While battling a tight hamstring, two-time Paralympian David Prince shaved nearly a second off his preliminary time to win the bronze medal in the men’s 200-meter T64 race at the World Para Athletics Championships Saturday in Dubai, United Arab Emirates.
Prince’s sharp 22.59 seconds in the 200, after running it in 23.49 in Friday’s preliminary round, represents a return to power in the sprint event for the 36-year-old. He took world silver in the event in 2013 but hasn’t made a world or Paralympic Games medal podium in the 200 since.
“Honestly my hamstring has been bothering me since the beginning of June, so I’m surprised I even made it here,” he said, still catching his breath. “Super thrilled about making it on the podium.”
Ronald Hertog of the Netherlands won on Saturday in 22.20 seconds, edging Michail Seitis of Greece by 0.03. The same margin separated Prince and fourth-place finisher Kevan Hueftle of the U.S. in the 34-year-old red angus rancher from Nebraska’s first appearance at a world championships.
"Kevan was right there,” Prince said, “I felt him breathing down my neck.”
Former 100-meter world champion and three-time Paralympian Jerome Singleton, who covered the distance in 23.09, was sixth.
Prince, the son of missionaries who spent much of his childhood in Oaxaca, Mexico, had his right leg amputated below the knee after he crashed his motorcycle when he was 18, an accident that also left him with a traumatic head injury.
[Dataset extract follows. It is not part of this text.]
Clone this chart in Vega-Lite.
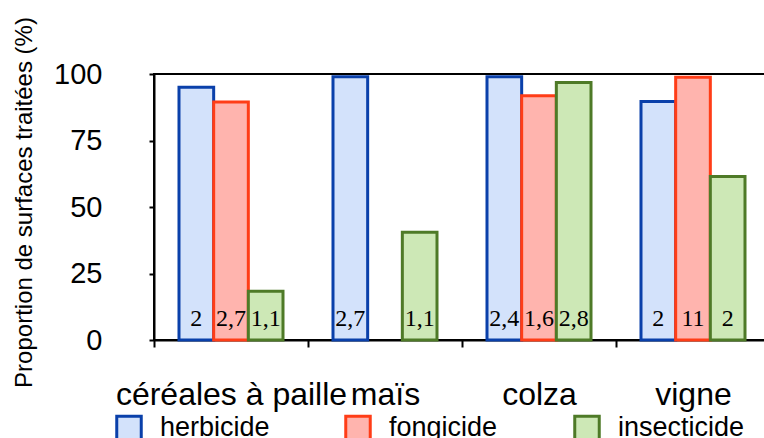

That led him to track and field, where he has thrived at distances from 100 to 400.
Prince’s best results in recent years have most often come in the 400, where he owns a bronze medal from the Paralympic Games London 2012 and bronzes at the world championships in 2011 and 2013. He was also sixth in the 400 at the 2017 world championships.
Meanwhile, Prince finished sixth in the 200 at the Olympic Games Rio 2016 and seventh at the following year’s world championships. He's also won two world silver medals in the 4x100.
He said he considered quitting the sport in the past year amidst a divorce and other personal challenges but ultimately found himself back and fighting for a world title.
“I’m 36, I’m old, I’m hurting and this last year proved that God just doesn’t want me out of it,” he said. “I’ve tried working jobs and being a normal person, but he’s always closed those doors and opened these. I'm really thankful to be here.”